Alumnus attorney Raymond Tittmann (’94) is managing partner of the TittmannWeix law firm and — of particular interest at the moment — he was also a law-school classmate of Amy Coney Barrett, President Trump’s latest nominee for the United States Supreme Court. When critics of Judge Barrett began attacking her character, faith, and family, Mr. Tittmann decided to come to his friend's defense.

Last week, a group of alumni from Judge Barrett’s undergraduate college — few, if any, of whom had attended the college at the same time as the nominee, let alone knew her personally — signed a petition against her nomination. In response, Mr. Tittmann and some friends began soliciting signatures from fellow members of the Notre Dame Law School Class of 1997 on her behalf.

Raymond Tittmann
Raymond Tittmann ('94)

“The fact that the media were trying to make something out of [the petition] was so upsetting to so many of us who knew [Judge Barrett] as one of the most intelligent, hard-working, and kind people we’ve ever known in our entire lives — and that is across political spectrums,” said Mr. Tittmann on a recent appearance on the Dana Loesch Show. (See video, above.) “So we’ve been working on a letter, and we should be issuing that letter within the next couple of days. As far as we can tell, [it will have] more signatures from the class of a Supreme Court nominee” than any other in the history of the United States.

Calling her “one of the most saintly people I know,” Mr. Tittmann has nothing but praise for Judge Barrett’s character and intellect. “America is so lucky to have Amy as a nominee to the Supreme Court,” he said. “She’s so understated and so humble. She went about her work, was always looking out to help other students, and she would share her notes if they missed classes. She was competitive with herself, but there was no element of her that was competitive with the other students. She wanted to bring us all up together as a class. And I tell you, in law school, there is so much pressure to succeed, that is a very uncommon trait.”
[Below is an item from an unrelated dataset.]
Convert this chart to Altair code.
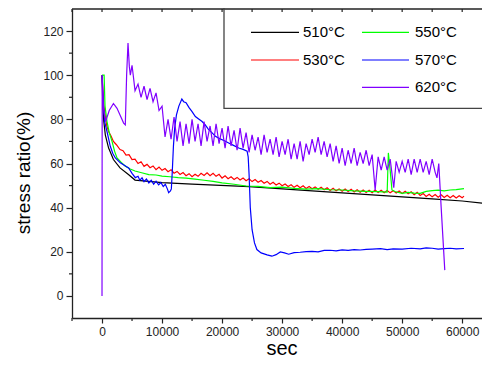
import altair as alt
import pandas as pd

# ---------------- data ----------------
t510 = [0, 150, 300, 550, 1100, 1900, 3000, 4400, 5500, 10000, 15000, 24500, 35000, 45000, 55000, 60000, 65000]
v510 = [100, 85, 79, 73, 67, 61.8, 58, 55, 52.5, 51.3, 50.7, 49.5, 47.6, 45.8, 44, 43, 41.6]

t530 = [0, 300, 550, 800, 1100, 1500, 1900, 2400, 3000, 3500, 4000, 4500, 5000, 5500, 6000, 6500,
        7000, 7500, 8000, 8500, 9000, 9500, 10000, 10500, 11000, 11500, 12000, 12500, 13000, 13500,
        14000, 14500, 15000, 15500, 16000, 16500, 17000, 17500, 18000, 18500, 19000, 19500, 20000,
        20500, 21000, 21500, 22000, 22500, 23000, 23500, 24000, 24500, 25000, 25500, 26000, 26500,
        27000, 27500, 28000, 28500, 29000, 29500, 30000, 30500, 31000, 31500, 32000, 32500, 33000,
        33500, 34000, 34500, 35000, 35500, 36000, 36500, 37000, 37500, 38000, 38500, 39000, 39500,
        40000, 40500, 41000, 41500, 42000, 42500, 43000, 43500, 44000, 44500, 45000, 45500, 46000,
        46500, 47000, 47500, 48000, 48500, 49000, 49500, 50000, 50500, 51000, 51500, 52000, 52500,
        53000, 53500, 54000, 54500, 55000, 55500, 56000, 56500, 57000, 57500, 58000, 58500, 59000,
        59500, 60000, 60300]
v530 = [100, 86, 81.3, 77, 74.5, 72.5, 70, 68.5, 66.3, 65.8, 63.8, 64, 61.8, 62, 60, 60.8,
        58.7, 59.6, 58.1, 58.9, 57.2, 58.4, 56.9, 57.7, 56.3, 57.2, 55.6, 56.4, 55, 55.9,
        54.5, 55.4, 54, 55.1, 54.2, 55.6, 54.6, 55.8, 54.5, 55.6, 54.2, 55.1, 53.4,
        54.4, 53.1, 54, 52.8, 53.7, 52.5, 53.4, 52.2, 53.1, 51.8, 52.7, 51.5, 52.3,
        51.1, 51.9, 50.6, 51.5, 50.3, 51.1, 49.9, 50.7, 49.6, 50.4, 49.2, 50.1, 49,
        49.9, 48.7, 49.6, 48.6, 49.4, 48.3, 49.2, 48.1, 49, 47.8, 48.8, 47.6, 48.5,
        47.4, 48.4, 47.3, 48.3, 47.1, 48.1, 47, 48, 46.9, 47.9, 46.8, 48, 46.9,
        47.9, 46.8, 47.8, 46.7, 47.7, 46.6, 47.5, 46.4, 47.4, 46.3, 47.2, 45.9, 46.9,
        45.5, 46.4, 45.1, 46.1, 44.9, 45.9, 44.7, 45.8, 44.6, 45.6, 44.5, 45.5, 44.4,
        45.4, 44.5, 45.2]

t550 = [0, 350, 500, 830, 1200, 1670, 2100, 2500, 3200, 3900, 4700, 5500, 6600, 7800, 9000, 10000,
        11300, 12700, 14000, 15500, 17000, 18500, 20000, 22000, 24000, 26000, 28000, 30000, 32000,
        34000, 36000, 38000, 40000, 42000, 44000, 46000, 47500, 47700, 48000, 48300, 48800, 50000,
        51000, 52000, 53000, 54000, 55000, 56000, 57000, 58000, 59000, 60300]
v550 = [100, 100, 86, 79, 74, 70, 65.5, 62.5, 60.5, 58.8, 57.5, 56.6, 55.8, 55, 54.8, 54.3,
        54, 53.6, 53.4, 52.9, 52.4, 51.9, 51.2, 50.6, 49.8, 49.6, 49.1, 49.3, 48.7,
        48.4, 48.6, 48.1, 48, 47.6, 47.4, 47.3, 47, 64.8, 57, 48, 47.3, 46.5,
        46.9, 46.6, 46.5, 47.4, 47.7, 47.9, 47.6, 48, 48.2, 48.6]

t570 = [0, 200, 430, 830, 1380, 1800, 2220, 3050, 3700, 4430, 5000, 5550, 6000, 6300, 6670, 7000,
        7400, 7800, 8200, 8600, 9000, 9430, 9800, 10200, 10550, 10900, 11100, 11400, 11550, 11700,
        11900, 12100, 12400, 12800, 13300, 13600, 14000, 14500, 15000, 15550, 16100, 16670, 17200,
        17700, 18300, 18900, 19500, 20300, 21100, 21900, 22770, 23500, 24170, 24350, 24500, 24700,
        25000, 25400, 25800, 26500, 27500, 28300, 29000, 29700, 30400, 31100, 32000, 33000, 34000,
        35000, 36000, 37000, 38000, 39000, 40000, 41000, 42000, 43000, 44000, 45000, 46400, 47500,
        48500, 50000, 51500, 53000, 54000, 55000, 56000, 57000, 58000, 59000, 60300]
v570 = [100, 88, 79, 74.5, 67.8, 64.5, 62.5, 60.3, 59.2, 58, 55.5, 53.6, 54.2, 52.4, 53.5, 51.8,
        53, 51.2, 52.4, 50.6, 52, 50.3, 51.4, 49.6, 50.6, 48.4, 46.8, 47.6, 48.5, 56,
        68, 76, 82, 86, 89.2, 88, 87.5, 85.3, 83.5, 81.3, 80.2, 79, 77.5,
        75.6, 74, 72.3, 71.4, 70.4, 69.3, 68.2, 67, 66.4, 65.6, 63, 55, 40,
        30, 24, 21, 19.5, 18.6, 18, 18.7, 19.9, 19.5, 18.9, 19.6, 19.8, 20.1,
        20.2, 20, 20.6, 20.7, 20.4, 20.9, 20.6, 21, 20.8, 21.1, 21.2, 21.4, 21,
        21.3, 21.2, 21.6, 21.3, 21.8, 21.6, 21.2, 21.4, 21.6, 21.3, 21.5]

t620 = [0, 30, 250, 600, 1200, 1900, 2500, 3000, 3600, 3880, 4100, 4330, 4550, 4720, 5000, 5200,
        5500, 6000, 6500, 7000, 7500, 8000, 8500, 9000, 9500, 10000, 10500, 11000, 11500, 12000,
        12500, 13000, 13500, 14000, 14500, 15000, 15500, 16000, 16500, 17000, 17500, 18000, 18500,
        19000, 19500, 20000, 20500, 21000, 21500, 22000, 22500, 23000, 23500, 24000, 24500, 25000,
        25500, 26000, 26500, 27000, 27500, 28000, 28500, 29000, 29500, 30000, 30500, 31000, 31500,
        32000, 32500, 33000, 33500, 34000, 34500, 35000, 35500, 36000, 36500, 37000, 37500, 38000,
        38500, 39000, 39500, 40000, 40500, 41000, 41500, 42000, 42500, 43000, 43500, 44000, 44500,
        45000, 45500, 46000, 46500, 47000, 47500, 48000, 48600, 49000, 49500, 50000, 50500, 51000,
        51500, 52000, 52500, 53000, 53500, 54000, 54500, 55000, 55500, 55800, 56100, 56500, 57100]
v620 = [0, 100, 85, 79, 84, 87.2, 85, 82, 78.3, 77.5, 100, 114.6, 104, 100, 104.5, 100,
        93, 96, 90, 95, 89, 94, 88, 92, 84, 86, 72, 80, 71, 81,
        70, 79, 68, 78, 69, 80, 70, 78, 68, 79, 70, 77, 68,
        78, 69, 76, 67, 77, 68, 75, 66, 76, 67, 74, 65, 73,
        66, 72, 64, 73, 65, 71, 64, 72, 63, 70, 64, 71, 62,
        69, 62, 70, 61, 69, 64, 71, 65, 72, 64, 70, 63, 69,
        61, 68, 60, 67, 59, 66, 60, 67, 59, 65, 60, 66, 59,
        64, 48, 63, 57, 63, 57, 62, 49, 61, 56, 61, 56, 62,
        55, 62, 56, 62, 56, 61, 55, 62, 56, 53.5, 60, 40, 11.7]

labels = ["510°C", "530°C", "550°C", "570°C", "620°C"]
colors = ["#000000", "#ff0000", "#00ff00", "#0000ff", "#8000ff"]

x_major = [0, 10000, 20000, 30000, 40000, 50000, 60000]
x_minor = [-5000, 5000, 15000, 25000, 35000, 45000, 55000]
x_top = [-5000, 0, 5000, 10000, 15000, 20000, 25000, 30000, 35000, 40000, 45000, 50000, 55000, 60000]
y_major = [0, 20, 40, 60, 80, 100, 120]
y_minor = [10, 30, 50, 70, 90, 110]

x_title = "sec"
y_title = "stress ratio(%)"

# legend layout (column-wise, as in the original)
leg_label = labels
leg_color = colors
leg_x1 = [179, 179, 290, 290, 290]
leg_x2 = [227, 227, 337, 337, 337]
leg_tx = [231, 231, 343, 343, 343]
leg_y = [23.3, 51, 23.3, 51, 78.3]

W, H = 410, 309
FONT = "Liberation Sans"
AX = "#222222"

x_scale = alt.Scale(domain=[-5000, 63300], nice=False, zero=False)
y_scale = alt.Scale(domain=[-10, 130], nice=False, zero=False)

xa = alt.Axis(values=x_major, format="d", title=None, labelFontSize=12, labelFont=FONT,
              labelColor=AX, tickSize=5, tickColor=AX, domainColor=AX, domainWidth=1.3,
              tickWidth=1.2, labelPadding=3, grid=False)
ya = alt.Axis(values=y_major, format="d", title=None, labelFontSize=12,
              labelFont=FONT, labelColor=AX, tickSize=6, tickColor=AX, domainColor=AX,
              domainWidth=1.3, tickWidth=1.2, labelPadding=3, grid=False)

series_data = [(t510, v510), (t530, v530), (t550, v550), (t570, v570), (t620, v620)]

layers = []
for idx, (t, v) in enumerate(series_data):
    df = pd.DataFrame({"t": t, "v": v})
    layers.append(
        alt.Chart(df).mark_line(color=colors[idx], strokeWidth=1.2, clip=True).encode(
            x=alt.X("t:Q", scale=x_scale, axis=xa),
            y=alt.Y("v:Q", scale=y_scale, axis=ya),
        )
    )

dummy = pd.DataFrame({"a": [0]})
top_line = alt.Chart(dummy).mark_rule(color=AX, strokeWidth=1.3).encode(
    x=alt.value(0), x2=alt.value(W), y=alt.value(0))
top_ticks = alt.Chart(pd.DataFrame({"t": x_top})).mark_rule(color=AX, strokeWidth=1.2).encode(
    x=alt.X("t:Q", scale=x_scale, axis=xa), y=alt.value(0), y2=alt.value(3))
bot_minor = alt.Chart(pd.DataFrame({"t": x_minor})).mark_rule(color=AX, strokeWidth=1.2).encode(
    x=alt.X("t:Q", scale=x_scale, axis=xa), y=alt.value(H), y2=alt.value(H + 3))
left_minor = alt.Chart(pd.DataFrame({"v": y_minor})).mark_rule(color=AX, strokeWidth=1.2).encode(
    y=alt.Y("v:Q", scale=y_scale, axis=ya), x=alt.value(-3), x2=alt.value(0))

x_title_mark = alt.Chart(dummy).mark_text(align="center", baseline="alphabetic", fontSize=20,
                                          font=FONT, color="#000000", text=x_title).encode(
    x=alt.value(210), y=alt.value(H + 37))
y_title_mark = alt.Chart(dummy).mark_text(align="center", baseline="middle", fontSize=19,
                                          font=FONT, color="#000000", angle=270,
                                          text=y_title).encode(
    x=alt.value(-48), y=alt.value(164))

leg_box = alt.Chart(dummy).mark_rect(fillOpacity=0, stroke="#444444", strokeWidth=1.3).encode(
    x=alt.value(152), x2=alt.value(W + 5), y=alt.value(-2), y2=alt.value(99.3))

leg_layers = []
for i in range(len(leg_label)):
    leg_layers.append(
        alt.Chart(dummy).mark_rule(strokeWidth=1.2, color=leg_color[i]).encode(
            x=alt.value(leg_x1[i]), x2=alt.value(leg_x2[i]), y=alt.value(leg_y[i]))
    )
    leg_layers.append(
        alt.Chart(dummy).mark_text(align="left", baseline="middle", fontSize=15, font=FONT,
                                   color="#000000", text=leg_label[i]).encode(
            x=alt.value(leg_tx[i]), y=alt.value(leg_y[i]))
    )

chart = alt.layer(
    *layers, top_line, top_ticks, bot_minor, left_minor, x_title_mark, y_title_mark,
    leg_box, *leg_layers
).properties(
    width=W, height=H,
    padding={"left": 64, "top": 1, "right": 0, "bottom": 43},
    autosize=alt.AutoSizeParams(type="none"),
    background="white",
).configure_view(stroke=None)

chart.save("out.html", embed_options={"renderer": "svg", "actions": False})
Mr. Tittmann also spent a few moments correcting widespread misunderstanding about Judge Barrett’s judicial philosophy. “When people think that she is going to decide a case like abortion or Obamacare based on her personal beliefs, that’s 180 degrees wrong,” he explained. “By definition, what she stands for — and what originalism stands for — is a rejection of the notion that you should vote against Obamacare, for example, in the Court, because you don’t like Obamacare.” Rather, he added, originalism holds that judges “should interpret the Constitution for what it says.”